* INSTRUCTION *
Records follow. Pull out every line that contains "this".

* ENTRIES *

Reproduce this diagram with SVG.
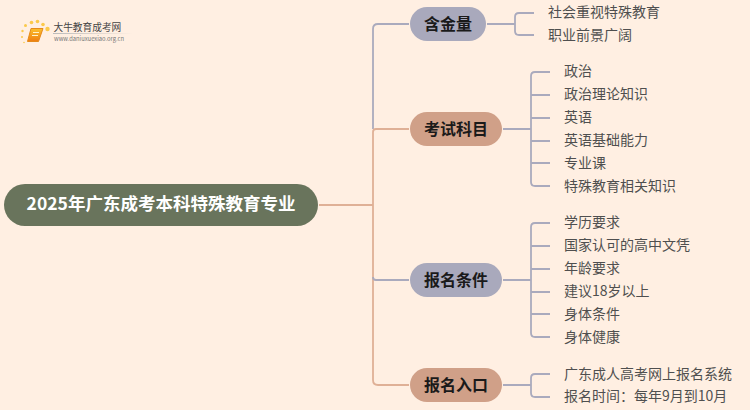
<svg xmlns="http://www.w3.org/2000/svg" width="750" height="410" viewBox="0 0 750 410">
<defs>
<linearGradient id="book" x1="0" y1="0" x2="0" y2="1"><stop offset="0" stop-color="#fbc02d"/><stop offset="1" stop-color="#ee7d10"/></linearGradient>
<linearGradient id="rule" x1="0" y1="0" x2="1" y2="0"><stop offset="0" stop-color="#bbb"/><stop offset="1" stop-color="#bbb" stop-opacity="0"/></linearGradient>
</defs>
<style>
text{font-family:"Noto Sans CJK SC","Liberation Sans",sans-serif}
.g{fill:none;stroke:#aaaabd;stroke-width:1.8}
.t{fill:none;stroke:#dfb096;stroke-width:1.8}
.leaf{font-size:14px;fill:#4f4f4f}
.b{font-size:16px;font-weight:700;fill:#1a1a1a;text-anchor:middle}
.dot{fill:#fbc94a}
</style>
<rect width="750" height="410" fill="#ffefe2"/>
<g id="logo">
<circle class="dot" cx="47.500" cy="29" r="2.200"/><circle class="dot" cx="43" cy="24.500" r="1.800"/><circle class="dot" cx="37.500" cy="21.500" r="1.800"/><circle class="dot" cx="31.500" cy="22.500" r="1.800"/><circle class="dot" cx="25.500" cy="25.500" r="1.500"/><circle class="dot" cx="22.500" cy="31" r="1.200"/><circle class="dot" cx="22" cy="37" r="1"/><circle class="dot" cx="24" cy="42.500" r="0.800"/>
<path d="M31 28.500H43L38.500 41.500H27.500Z" fill="url(#book)" stroke="#e58a1a" stroke-width="1"/>
<path d="M33 32.500H39M32 35.500H38" stroke="#fff2c8" stroke-width="1"/>
<text x="53.500" y="31" font-size="9.700" fill="#444">大牛教育成考网</text>
<rect x="53" y="33" width="80" height="1" fill="url(#rule)"/>
<text x="54" y="41" font-size="5.800" fill="#777" font-family="Liberation Sans">www.daniuxuexiao.org.cn</text>
</g>
<g id="connectors">
<path class="t" d="M319 205H373"/>
<path class="g" d="M409 24H378Q373 24 373 29V129"/>
<path class="t" d="M409 129H376Q373 129 373 132V380Q373 385 378 385H409"/>
<path class="g" d="M373 277Q373 280 376 280H409"/>
<path class="g" d="M487 24H515M534 13H519Q515 13 515 17V31Q515 35 519 35H534"/>
<path class="g" d="M503 129H531M550 72H535Q531 72 531 76V182Q531 186 535 186H550M531 95H550M531 118H550M531 141H550M531 163H550"/>
<path class="g" d="M503 280H531M550 223H535Q531 223 531 227V333Q531 337 535 337H550M531 246H550M531 269H550M531 292H550M531 314H550"/>
<path class="g" d="M503 385H531M550 374H535Q531 374 531 378V393Q531 397 535 397H550"/>
</g>
<g id="root"><rect x="4" y="184" width="314" height="42" rx="21" fill="#69745c"/><text x="161" y="210" font-size="17.500" font-weight="700" fill="#fff" text-anchor="middle">2025年广东成考本科特殊教育专业</text></g>
<g id="n1"><rect x="410" y="7" width="76" height="34" rx="17" fill="#a9a9bc"/><text class="b" x="448" y="29.500">含金量</text></g>
<g id="n2"><rect x="410" y="112" width="92" height="34" rx="17" fill="#d0a088"/><text class="b" x="456" y="134.500">考试科目</text></g>
<g id="n3"><rect x="410" y="263" width="92" height="34" rx="17" fill="#a9a9bc"/><text class="b" x="456" y="285.500">报名条件</text></g>
<g id="n4"><rect x="410" y="368" width="92" height="34" rx="17" fill="#d0a088"/><text class="b" x="456" y="390.500">报名入口</text></g>
<g id="leaves">
<text class="leaf" x="548" y="17">社会重视特殊教育</text>
<text class="leaf" x="548" y="40">职业前景广阔</text>
<text class="leaf" x="564" y="76">政治</text>
<text class="leaf" x="564" y="99">政治理论知识</text>
<text class="leaf" x="564" y="122">英语</text>
<text class="leaf" x="564" y="145">英语基础能力</text>
<text class="leaf" x="564" y="168">专业课</text>
<text class="leaf" x="564" y="190.500">特殊教育相关知识</text>
<text class="leaf" x="564" y="227">学历要求</text>
<text class="leaf" x="564" y="250">国家认可的高中文凭</text>
<text class="leaf" x="564" y="273">年龄要求</text>
<text class="leaf" x="564" y="296">建议18岁以上</text>
<text class="leaf" x="564" y="319">身体条件</text>
<text class="leaf" x="564" y="342">身体健康</text>
<text class="leaf" x="564" y="379">广东成人高考网上报名系统</text>
<text class="leaf" x="564" y="401">报名时间：每年9月到10月</text>
</g>
</svg>
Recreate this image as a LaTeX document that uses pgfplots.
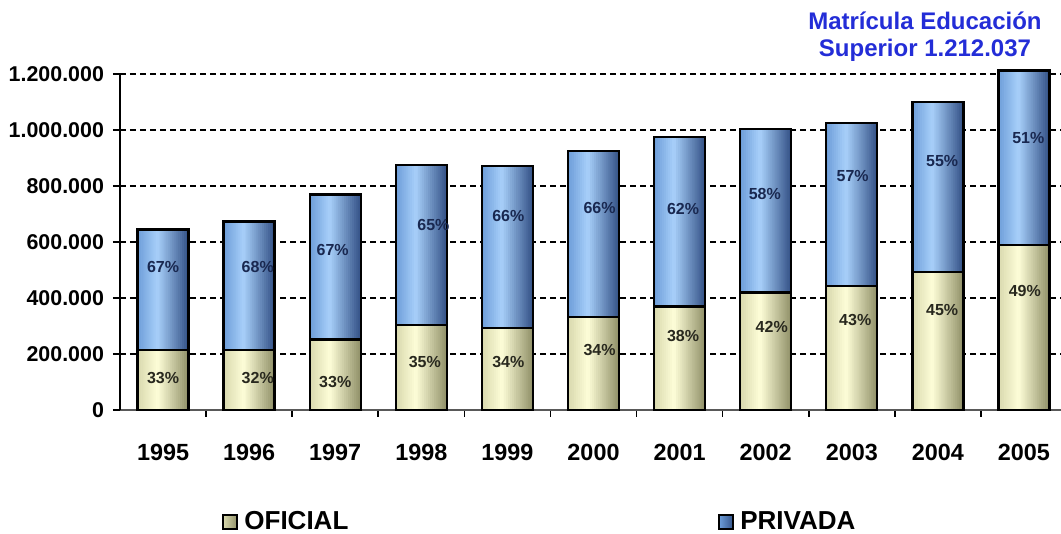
\documentclass[border=0pt]{standalone}
\usepackage{pgfplots}
\usepackage{pgfplotstable}
\pgfplotsset{compat=1.18}
\usepackage{fontspec}
\setmainfont{Liberation Sans}

\definecolor{blueL}{RGB}{108,156,216}
\definecolor{blueM}{RGB}{168,208,250}
\definecolor{blueR}{RGB}{52,82,135}
\definecolor{creamL}{RGB}{215,215,172}
\definecolor{creamM}{RGB}{254,254,216}
\definecolor{creamR}{RGB}{145,145,105}
\definecolor{titleblue}{RGB}{35,45,215}
\definecolor{navytxt}{RGB}{25,40,80}
\definecolor{darktxt}{RGB}{40,40,30}

\pgfplotstableread{
x ofi pri
0 215000 430000
1 215000 458000
2 252000 517000
3 303000 573000
4 292000 580000
5 332000 594000
6 369000 607000
7 420000 584000
8 443000 583000
9 493000 607000
10 590000 622037
}\datatable

\pgfplotsset{
  common/.style={
    at={(60pt,62pt)}, anchor=south west, scale only axis,
    width=470.5pt, height=168pt,
    xmin=-0.5, xmax=10.43, ymin=0, ymax=1200000,
    clip=false,
  },
  ofistyle/.style={draw=black, line width=1.2pt, left color=creamL, middle color=creamM, right color=creamR},
  pristyle/.style={draw=black, line width=1.2pt, left color=blueL, middle color=blueM, right color=blueR},
}

\begin{document}
\begin{tikzpicture}
\useasboundingbox (0,0) rectangle (530.5pt,267pt);
% frame, grid, ticks, legend
\begin{axis}[
  common,
  axis x line*=bottom, axis y line*=left,
  axis line style={-},
  x axis line style={draw=black!65, line width=0.9pt},
  y axis line style={draw=black, line width=1pt},
  ytick={0,200000,400000,600000,800000,1000000,1200000},
  yticklabels={0,200.000,400.000,600.000,800.000,1.000.000,1.200.000},
  scaled y ticks=false,
  yticklabel style={font=\bfseries\fontsize{10.7}{12}\selectfont, xshift=-1pt},
  ymajorgrids,
  major grid style={black, line width=0.7pt, dash pattern=on 3pt off 2pt},
  tick align=outside,
  major tick length=3.5pt,
  tick style={black, line width=0.8pt},
  xtick={0.5,1.5,2.5,3.5,4.5,5.5,6.5,7.5,8.5,9.5},
  xticklabels={,,,,,,,,,},
  extra x ticks={0,1,2,3,4,5,6,7,8,9,10},
  extra x tick labels={1995,1996,1997,1998,1999,2000,2001,2002,2003,2004,2005},
  extra x tick style={major tick length=0pt, tick style={draw=none}},
  x tick label style={font=\bfseries\fontsize{11.7}{13}\selectfont, yshift=-13.5pt},
  legend style={at={(0.102,-0.333)}, anchor=west, draw=none, fill=none,
    legend columns=2, font=\bfseries\fontsize{13}{15}\selectfont,
    /tikz/every even column/.append style={column sep=183pt},
    /tikz/every odd column/.append style={column sep=1pt}},
  legend cell align=left,
  legend image code/.code={\draw[#1, line width=1pt] (0pt,-3.5pt) rectangle (7pt,3.5pt);},
]
\addlegendimage{ofistyle}
\addlegendentry{OFICIAL}
\addlegendimage{pristyle}
\addlegendentry{PRIVADA}
\end{axis}

% bar fills: 25 thin vertical slices of each stacked bar give the horizontal gradient
\foreach \k in {0,...,24}{
  \pgfmathsetmacro\t{(\k+0.5)/25}
  \pgfmathsetmacro\sh{(\k+0.5)*1.02-12.75}
  \ifdim\t pt<0.4pt
    \pgfmathtruncatemacro\p{100*\t/0.4}
    \colorlet{bc}{blueM!\p!blueL}\colorlet{cc}{creamM!\p!creamL}
  \else
    \pgfmathtruncatemacro\p{100*(\t-0.4)/0.6}
    \colorlet{bc}{blueR!\p!blueM}\colorlet{cc}{creamR!\p!creamM}
  \fi
  \begin{axis}[common, hide axis, ybar stacked, bar width=1.4pt, bar shift=\sh pt]
  \addplot[fill=cc, draw=none] table[x=x, y=ofi] {\datatable};
  \addplot[fill=bc, draw=none] table[x=x, y=pri] {\datatable};
  \end{axis}
}

% bar outlines
\begin{axis}[common, hide axis, ybar stacked, bar width=25.5pt]
\addplot[fill=none, draw=black, line width=1.2pt] table[x=x, y=ofi] {\datatable};
\addplot[fill=none, draw=black, line width=1.2pt] table[x=x, y=pri] {\datatable};
\end{axis}

% percentage labels and title
\begin{axis}[common, hide axis]
\addplot[only marks, mark=none,
  nodes near coords, point meta=explicit symbolic,
  every node near coord/.append style={anchor=center, text=navytxt, font=\bfseries\fontsize{8}{9}\selectfont}]
  coordinates {
  (0,509000) [67\%]
  (1.10,509000) [68\%]
  (1.97,570000) [67\%]
  (3.14,662000) [65\%]
  (4.01,694000) [66\%]
  (5.07,723000) [66\%]
  (6.04,719000) [62\%]
  (6.99,773000) [58\%]
  (8.01,837000) [57\%]
  (9.05,890000) [55\%]
  (10.05,972000) [51\%]
  };
\addplot[only marks, mark=none,
  nodes near coords, point meta=explicit symbolic,
  every node near coord/.append style={anchor=center, text=darktxt, font=\bfseries\fontsize{8}{9}\selectfont}]
  coordinates {
  (0,114000) [33\%]
  (1.10,114000) [32\%]
  (2.0,100000) [33\%]
  (3.04,171000) [35\%]
  (4.01,171000) [34\%]
  (5.07,214000) [34\%]
  (6.04,263000) [38\%]
  (7.07,296000) [42\%]
  (8.04,320000) [43\%]
  (9.05,356000) [45\%]
  (10.01,424000) [49\%]
  };
\node[anchor=north, align=center, inner sep=0pt, text=titleblue,
  font=\bfseries\fontsize{12}{13.5}\selectfont] at (axis cs:8.85,1424000)
  {Matrícula Educación\\Superior 1.212.037};
\end{axis}
\end{tikzpicture}
\end{document}
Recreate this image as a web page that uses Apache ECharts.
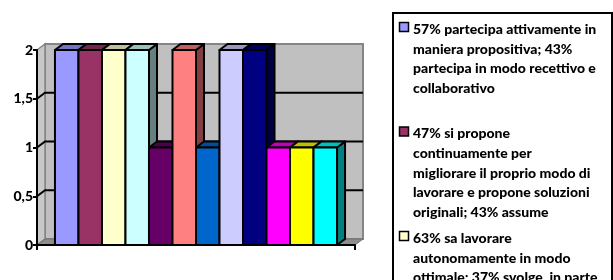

* WRITTEN RESPONSE *
Reproduce this diagram with SVG.
Recreate this image as a LaTeX document that uses pgfplots.
Recreate this image as a web page that uses Apache ECharts.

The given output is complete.